Pullinger makes it clear that he is no opponent of targets, but that in the hands of the unskilled they can create perverse incentives, encouraging behaviour that distorts the system they sought to control and frustrating the very improvement they were implemented to achieve.

For example, two train companies are being assessed by the regulator for punctuality. A train is defined as “on-time” if it arrives within 5 minutes of schedule. The target is 95% punctuality.
TrainTargets
Evidently, simple management by target fails to reveal that Company 1 is doing better than Company 2 in offering a punctual service to its passengers. A simple statement of “95% punctuality (punctuality defined as arriving within 5 minutes of timetable)” discards much of the information in the data.

Further, when presented with a train that has slipped outside the 5 minute tolerance, a manager held solely to the target of 95% has no incentive to stop the late train from slipping even further behind. Certainly, if it puts further trains at risk of lateness, there will always be a temptation to strip it of all priority. Here, the target is not only a barrier to effective measurement and improvement, it is a threat to the proper operation of the railway. That is the point that Pullinger was seeking to make about the behaviour induced by the target.

And again, targets often provide only a “snapshot” rather than the “video” that discloses the information in the data that can be used for planning and managing an enterprise.

I am glad that Pullinger was not hesitant to remind users that proper deployment of system measurement requires an appreciation of psychology. Nobel Laureate psychologist Daniel Kahneman warns of the inherent human trait of thinking that What you see is all there is (WYSIATI). On their own, targets do little to guard against such bounded rationality.

In support of a corporate programme of improvement and integrated in a culture of rigorous data criticism, targets have manifest benefits. They communicate improvement priorities. They build confidence between interfacing processes. They provide constraints and parameters that prevent the system causing harm. Harm to others or harm to itself. What is important is that the targets do not become a shield to weak managers who wish to hide their lack of understanding of their own processes behind the defence that “all targets were met”.

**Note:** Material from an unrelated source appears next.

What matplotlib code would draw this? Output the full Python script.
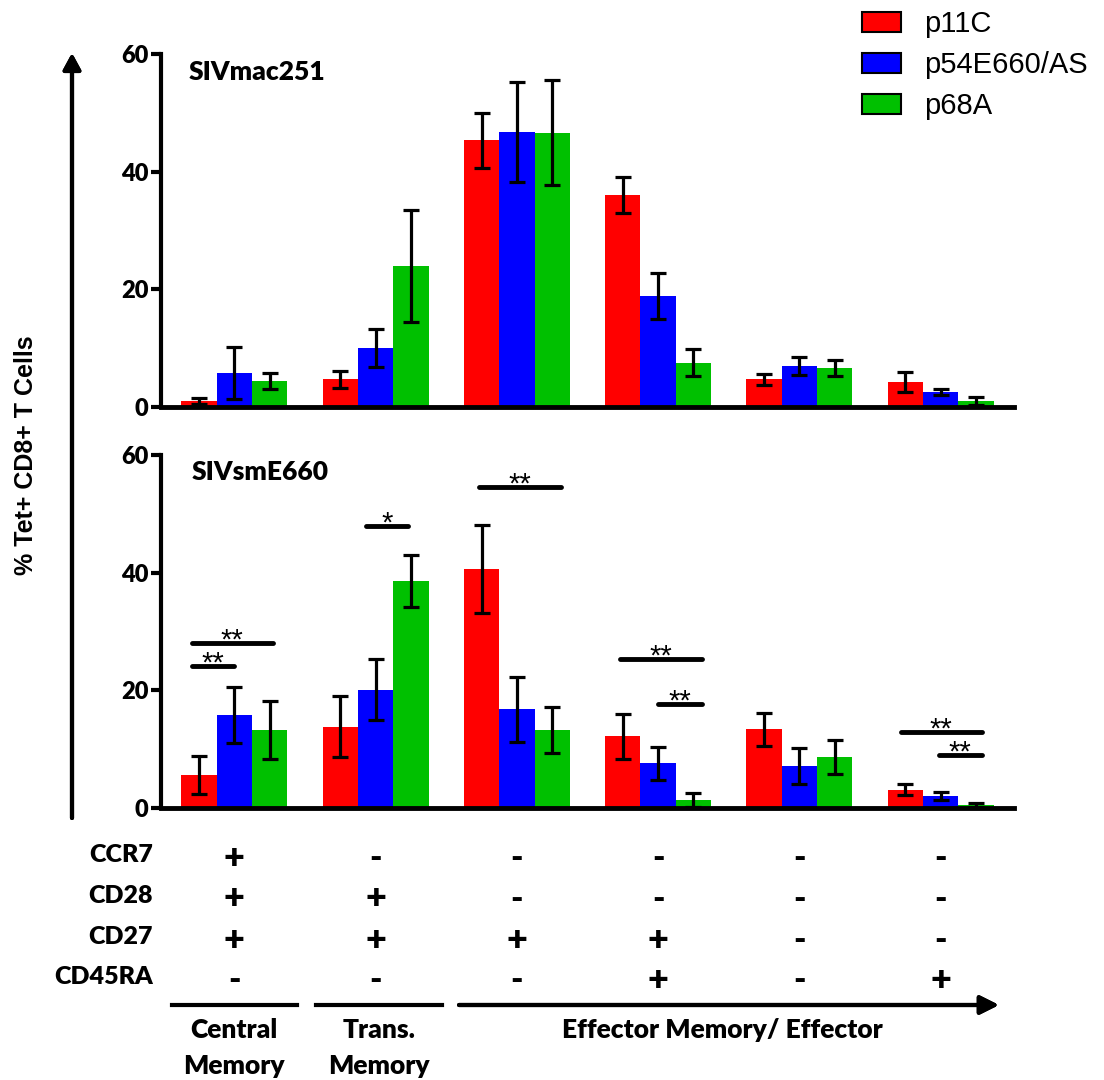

However, all that requires some sophistication in approach. I think the following points provide a basis for auditing how an organisation is using targets.

Risk assessment

Targets should be risk assessed, anticipating realistic psychology and envisaging the range of behaviours the targets are likely to catalyse.

Customer focus

Anyone tasked with operating to a target should be periodically challenged with a review of the Voice of the Customer and how their own role contributes to the organisational system. The target is only an aid to the continual improvement of the alignment between the Voice of the Process and the Voice of the Customer. That is the only game in town.

Borrowed validation

Any organisation of any size will usually have independent data of sufficient borrowing strength to support mutual validation. There was a very good recent example of this in the UK where falling crime statistics, about which the public were rightly cynical and incredulous, were effectively validated by data collection from hospital emergency departments (Violent crime in England and Wales falls again, A&E data shows).

Over-adjustment

Mechanisms must be in place to deter over-adjustment, what W Edwards Deming called “tampering”, where naïve pursuit of a target adds variation and degrades performance.

Discipline

Employees must be left in no doubt that lack of care in maintaining the integrity of the organisational system and pursuing customer excellence will not be excused by mere adherence to a target, no matter how heroic.

Targets are for the guidance of the wise. To regard them as anything else is to ask them to do too much.